UDC will help current students who cannot pay the higher tuition, at a cost of $1 million this year in additional student aid, Sessoms said. He said the sharp increase "will put us where we need to be," with further increases only to cover inflation.
He said UDC tuition rates remain relatively low. According to figures provided by UDC, Bowie State University, for example, charges in-state students more than $6,000 and out-of-state students more than $17,000, and George Mason University charges more than $8,000 and $24,000, respectively.
The new plan "appears to have been somewhat accepted" by the student body, said Dale Lyons, the student member of the board of trustees. "The impact still hasn't hit everybody."

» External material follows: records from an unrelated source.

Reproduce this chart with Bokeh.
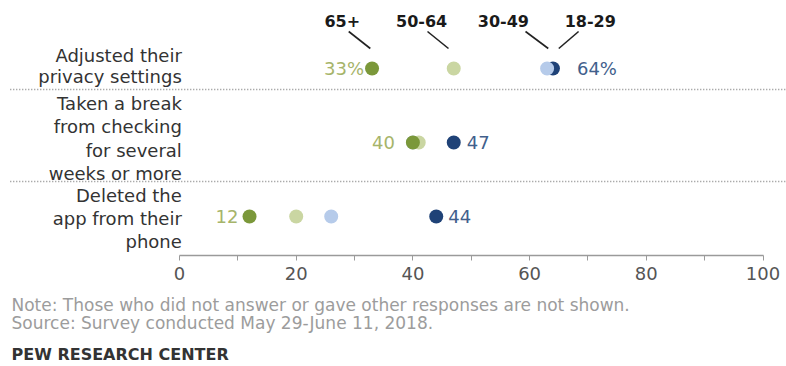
from bokeh.plotting import figure
from bokeh.layouts import column
from bokeh.models import Range1d, FixedTicker
from bokeh.core.properties import value
from bokeh.embed import file_html
from bokeh.resources import INLINE

# ---- data ----
categories = ["Adjusted their\nprivacy settings",
              "Taken a break\nfrom checking\nfor several\nweeks or more",
              "Deleted the\napp from their\nphone"]
age_groups = ["18-29", "30-49", "50-64", "65+"]
ages_18_29 = [64, 47, 44]
ages_30_49 = [63, 40, 26]
ages_50_64 = [47, 41, 20]
ages_65_plus = [33, 40, 12]
x_ticks = [0, 20, 40, 60, 80, 100]
x_minor_ticks = [10, 30, 50, 70, 90]
note_text = "Note: Those who did not answer or gave other responses are not shown."
source_text = "Source: Survey conducted May 29-June 11, 2018."
credit_text = "PEW RESEARCH CENTER"

# ---- positions / styles ----
W = 786
TOP_H, FOOT_H = 292, 74
FRAME_H = 255
row_y = [68, 142, 216]
label_y = [65, 138, 218]
label_lh = [1.0, 1.1, 1.1]
sep_y = [89, 181]
low_offset = [-8, -18, -11]
high_offset = [24, 13, 12]
colors = {"18-29": "#1f4277", "30-49": "#b6cbea", "50-64": "#cad6a2", "65+": "#7b983a"}
header_x = [70.4, 55.5, 41.5, 27.9]
header_line_start = [68.4, 59.3, 42.5, 29.0]
header_line_end_offset = [1.0, 0.2, -0.9, -0.3]

series = [ages_18_29, ages_30_49, ages_50_64, ages_65_plus]

x0_px, x100_px = 179, 762.5
ppu = (x100_px - x0_px) / 100.0
p = figure(width=W, height=TOP_H, output_backend="svg", toolbar_location=None,
           x_range=Range1d(-x0_px / ppu, (W - x0_px) / ppu),
           y_range=Range1d(FRAME_H, 0), y_axis_type=None,
           min_border_left=0, min_border_right=0, min_border_top=0,
           min_border_bottom=TOP_H - FRAME_H)
p.outline_line_color = None
p.xgrid.visible = False
p.ygrid.visible = False

# axis
ax = p.xaxis[0]
ax.ticker = FixedTicker(ticks=x_ticks, minor_ticks=x_minor_ticks)
ax.bounds = (0, 100)
ax.axis_line_color = "#9a9a9a"
ax.axis_line_width = 1.5
ax.major_tick_line_color = "#9a9a9a"
ax.minor_tick_line_color = "#9a9a9a"
ax.major_tick_in = 0
ax.major_tick_out = 5
ax.minor_tick_in = 0
ax.minor_tick_out = 5
ax.major_label_standoff = 6
ax.major_label_text_font = "DejaVu Sans"
ax.major_label_text_font_size = "18px"
ax.major_label_text_color = "#555555"

# separators
p.segment(x0=[-29.0] * len(sep_y), x1=[p.x_range.end] * len(sep_y), y0=sep_y, y1=sep_y,
          line_color="#8a8a8a", line_width=1.5, line_dash="1 2")

# dots (draw order: 18-29, 30-49, 50-64, 65+)
for grp, vals in zip(age_groups, series):
    p.scatter(x=vals, y=row_y, size=14, color=colors[grp], line_color=None)

# category labels
for cat, ly, lh in zip(categories, label_y, label_lh):
    p.text(x=[0.4], y=[ly], text=[cat], text_align="right", text_baseline="middle",
           text_font=value("DejaVu Sans"), text_font_size="18px", text_color="#333333",
           text_line_height=lh)

# value labels
low_vals = [min(v) for v in zip(*series)]
high_vals = [max(v) for v in zip(*series)]
low_txt = [f"{v}%" if i == 0 else str(v) for i, v in enumerate(low_vals)]
high_txt = [f"{v}%" if i == 0 else str(v) for i, v in enumerate(high_vals)]
for i in range(len(row_y)):
    p.text(x=[low_vals[i]], y=[row_y[i]], text=[low_txt[i]], x_offset=low_offset[i],
           text_align="right", text_baseline="middle", text_font=value("DejaVu Sans"),
           text_font_size="18px", text_color="#a6b46a")
    p.text(x=[high_vals[i]], y=[row_y[i]], text=[high_txt[i]], x_offset=high_offset[i],
           text_align="left", text_baseline="middle", text_font=value("DejaVu Sans"),
           text_font_size="18px", text_color="#41608c")

# age headers with leader lines
first_row = [s[0] for s in series]
p.text(x=header_x, y=[20] * 4, text=age_groups, text_align="center",
       text_baseline="middle", text_font=value("DejaVu Sans"), text_font_size="16px",
       text_font_style="bold", text_color="#1a1a1a")
p.segment(x0=header_line_start, y0=[31] * 4,
          x1=[v + o for v, o in zip(first_row, header_line_end_offset)], y1=[48] * 4,
          line_color="#222222", line_width=1.6)

# footer figure
f = figure(width=W, height=FOOT_H, output_backend="svg", toolbar_location=None,
           x_range=Range1d(0, W), y_range=Range1d(TOP_H + FOOT_H, TOP_H),
           x_axis_type=None, y_axis_type=None, min_border=0)
f.outline_line_color = None
f.xgrid.visible = False
f.ygrid.visible = False
f.text(x=[11, 11], y=[304, 322], text=[note_text, source_text], text_align="left",
       text_baseline="middle", text_font=value("DejaVu Sans"), text_font_size="17px",
       text_color="#9c9c9c")
f.text(x=[11], y=[354], text=[credit_text], text_align="left", text_baseline="middle",
       text_font=value("DejaVu Sans"), text_font_size="16px", text_font_style="bold",
       text_color="#333333")

layout = column(p, f, spacing=0)
open("out.html", "w").write(file_html(layout, INLINE))
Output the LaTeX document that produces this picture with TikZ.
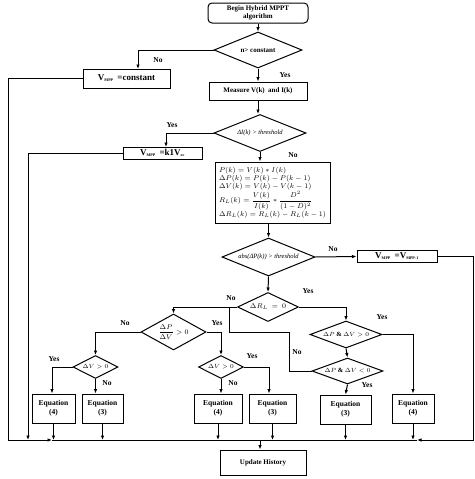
\documentclass[tikz,border=0pt]{standalone}
\usepackage{fontspec}
\setmainfont{Liberation Serif}
\usetikzlibrary{shapes.geometric,arrows.meta}
\begin{document}
\begin{tikzpicture}[x=1pt,y=-1pt,
 line width=1pt,
 box/.style={draw,rectangle,inner sep=1pt,align=center,font=\bfseries\fontsize{7.5}{9}\selectfont},
 dec/.style={draw,diamond,inner sep=0pt,align=center,font=\itshape\fontsize{6.5}{7}\selectfont},
 arr/.style={-{Latex[length=4.5pt,width=3.5pt]}},
 lab/.style={font=\bfseries\fontsize{7.5}{8}\selectfont,inner sep=0pt},
]
\newcommand{\mysub}[1]{\textsubscript{\fontsize{4}{4}\selectfont #1}}
\useasboundingbox (0,0) rectangle (474,479);
% nodes
\node[box,rounded corners=4pt,minimum width=100pt,minimum height=20pt,font=\bfseries\fontsize{7}{8}\selectfont] (begin) at (258,13) {Begin Hybrid MPPT\\algorithm};
\node[dec,minimum width=88pt,minimum height=36pt,aspect=2.4,font=\bfseries\fontsize{7}{7}\selectfont] (n) at (258,50) {n> constant};
\node[box,minimum width=87pt,minimum height=19pt,font=\bfseries\fontsize{9}{10}\selectfont] (vconst) at (126.5,78.5) {V\mysub{MPP}\ \,=constant};
\node[box,minimum width=98pt,minimum height=18pt,font=\bfseries\fontsize{7}{8}\selectfont] (meas) at (258,91) {Measure V(k)\ \ and I(k)};
\node[dec,minimum width=92pt,minimum height=37pt,aspect=2.5] (dI) at (260,133) {ΔI(k) > threshold};
\node[box,minimum width=79pt,minimum height=12pt,font=\bfseries\fontsize{9}{10}\selectfont,inner sep=0pt] (k1) at (162.5,153) {V\mysub{MPP}\ \,=k1V\mysub{oc}};
\node[box,minimum width=115pt,minimum height=61pt,align=left,font=\fontsize{6.6}{7.6}\selectfont,inner sep=2pt] (eq) at (272.5,192.5) {%
$P(k)=V(k)*I(k)$\\[0.5pt]
$\Delta P(k)=P(k)-P(k-1)$\\[0.5pt]
$\Delta V(k)=V(k)-V(k-1)$\\[0pt]
$\displaystyle R_L(k)=\frac{V(k)}{I(k)}*\frac{D^2}{(1-D)^2}$\\[0pt]
$\Delta R_L(k)=R_L(k)-R_L(k-1)$};
\node[dec,minimum width=93pt,minimum height=38pt,aspect=2.45] (abs) at (268.5,257) {abs(ΔP(k)) > threshold};
\node[box,minimum width=80pt,minimum height=12pt,font=\bfseries\fontsize{9}{10}\selectfont,inner sep=0pt] (vprev) at (397,256.5) {V\mysub{MPP}\ \,=V\mysub{MPP-1}};
\node[dec,minimum width=61pt,minimum height=29pt,aspect=2.1,font=\bfseries\fontsize{7}{7}\selectfont] (dRL) at (268,307) {$\Delta R_L\ =\ 0$};
\node[dec,minimum width=65pt,minimum height=36pt,aspect=1.8,font=\bfseries\fontsize{7}{7}\selectfont] (dPdV) at (173.5,332) {$\displaystyle\frac{\Delta P}{\Delta V} > 0$};
\node[dec,minimum width=45pt,minimum height=23pt,aspect=2,font=\bfseries\fontsize{6.5}{7}\selectfont] (dV1) at (95.5,367) {$\Delta V > 0$};
\node[dec,minimum width=45pt,minimum height=23pt,aspect=2,font=\bfseries\fontsize{6.5}{7}\selectfont] (dV2) at (221,367) {$\Delta V > 0$};
\node[dec,minimum width=72pt,minimum height=27pt,aspect=2.7,font=\bfseries\fontsize{6.5}{7}\selectfont] (PVg) at (346,334.5) {$\Delta P$ \& $\Delta V > 0$};
\node[dec,minimum width=71pt,minimum height=26pt,aspect=2.7,font=\bfseries\fontsize{6.5}{7}\selectfont] (PVl) at (347.5,371) {$\Delta P$ \& $\Delta V < 0$};
\node[box,minimum width=43pt,minimum height=29pt] (e1) at (53.5,408.5) {Equation\\(4)};
\node[box,minimum width=41pt,minimum height=29pt] (e2) at (102.5,408.5) {Equation\\(3)};
\node[box,minimum width=48pt,minimum height=29pt] (e3) at (218,408.5) {Equation\\(4)};
\node[box,minimum width=47pt,minimum height=29pt] (e4) at (272.5,408.5) {Equation\\(3)};
\node[box,minimum width=51pt,minimum height=29pt] (e5) at (345.5,409.5) {Equation\\(3)};
\node[box,minimum width=42pt,minimum height=29pt] (e6) at (413,408.5) {Equation\\(4)};
\node[box,minimum width=86pt,minimum height=25pt,font=\bfseries\fontsize{7}{8}\selectfont] (upd) at (263,462.5) {Update History};
% coordinates
\coordinate (bl) at (8,440);
\coordinate (ba) at (52,440);
\coordinate (br) at (473,440);
\coordinate (bra) at (417,440);
\coordinate (k1d) at (28,440);
\coordinate (bu) at (260,440);
\coordinate (nA) at (138,69);
\coordinate (dIA) at (166,147);
\coordinate (sp) at (229,308);
\coordinate (sq) at (289,332);
% connectors
\draw[arr] (begin.south) -- (n.north);
\draw[arr] (n.west) -| (nA);
\draw[arr] (n.south) -- (meas.north);
\draw[arr] (meas.south) -- (meas.south |- dI.north);
\draw[arr] (dI.west) -| (dIA);
\draw[arr] (dI.south) -- (dI.south |- eq.north);
\draw[arr] (abs.north |- eq.south) -- (abs.north);
\draw[arr] (abs.east) -- (vprev.west);
\draw[arr] (abs.south) -- (dRL.north);
\draw[arr] (dRL.west) -| (dPdV.north);
\draw (sp) |- (sq) |- (PVl.west);
\draw[arr] (dRL.east) -| (PVg.north);
\draw[arr] (PVg.east) -| (e6.north);
\draw[arr] (PVg.south) -- (PVl.north);
\draw[arr] (PVl.south) -- (e5.north);
\draw[arr] (dPdV.west) -| (dV1.north);
\draw[arr] (dPdV.east) -| (dV2.north);
\draw[arr] (dV1.west) -| ([xshift=-1.5pt]e1.north);
\draw[arr] (dV1.south) -- (dV1.south |- e2.north);
\draw[arr] (dV2.east) -| ([xshift=-3.5pt]e4.north);
\draw[arr] (dV2.south) -- (dV2.south |- e3.north);
\draw[arr] (vconst.west) -| (bl) -- (ba);
\draw (ba) -- (bra);
\draw[arr] (vprev.east) -| (br) -- (bra);
\draw[arr] (k1.west) -| (k1d);
\foreach \e in {e1,e2,e3,e4,e5,e6} \draw[arr] (\e.south) -- (\e.south |- bl);
\draw[arr] (bu) -- (bu |- upd.north);
% labels
\node[lab] (l1) at (158,60) {No};
\node[lab] (l2) at (285,75) {Yes};
\node[lab] (l3) at (172,125) {Yes};
\node[lab] (l4) at (293,155) {No};
\node[lab] (l5) at (333,249) {No};
\node[lab] (l6) at (308,291) {Yes};
\node[lab] (l7) at (231,298) {No};
\node[lab] (l8) at (382,317) {Yes};
\node[lab] (l9) at (297,352) {No};
\node[lab] (l10) at (367,385) {Yes};
\node[lab] (l11) at (125,323) {No};
\node[lab] (l12) at (217,323) {Yes};
\node[lab] (l13) at (54,359) {Yes};
\node[lab] (l14) at (107,383) {No};
\node[lab] (l15) at (252,356) {Yes};
\node[lab] (l16) at (233,383) {No};
\end{tikzpicture}
\end{document}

Sessoms said applications are up from about 2,000 at this time last year to 2,300 this year: 800 for the community college and 1,500 for the university. Schoolwide enrollment could reach 3,000 in the community college and 3,500 to 5,000 in the university.
Incoming students now apply separately to each school. Current students can choose to attend either. Those who wish to remain in the university but require remediation will have two semesters to catch up. Anyone still needing remedial help will be moved to the community college.

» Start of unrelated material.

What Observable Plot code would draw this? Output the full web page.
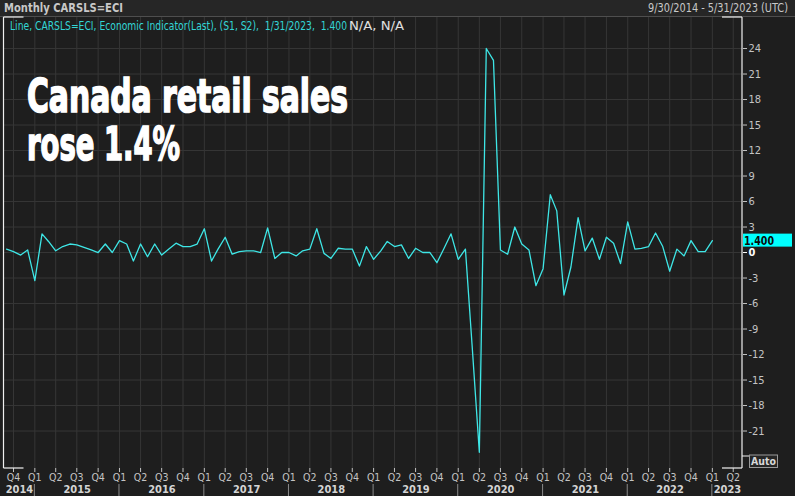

The higher tuition will fund a $40 million student center, the first at UDC, and building renovations to include interactive classroom technology and updated labs.
"For the first time in 30 years, there's going to be a significant investment in our physical plant," Sessoms said.
The community college will be organized around a central "hub," probably in Ward 7, in eastern Washington, with as many as six satellite locations in the city. Five satellite facilities will be open this school year. The headquarters is scheduled to move from the Van Ness campus in Northwest to the new hub next year.
Students decried the run-down state of the UDC campus even as they marched through it last winter to protest the tuition increase. Now, as they begin to see their tuition dollars at work, antipathy has softened. "I don't think there's any student who ever agrees with any tuition increase," said Teneriffe Mapp, 27, a junior. "For me personally, if there's progress that goes along with that tuition increase, then it's easier to masticate on, easier to digest."
Johnson, 25, said the work has lifted her spirits: "Those gray walls, they really took a toll on your psyche. And one day I walk in, and they're canary."
Students note other improvements: a new Web site offers online admissions and insurance forms, providing easy access to services that used to engender long lines.
Students seem to be torn over the higher standards imposed on the university. Johnson said she always felt "one of the best things about the university was the open enrollment." But she said that policy is "one of the things that keeps us from the quote-unquote prestige."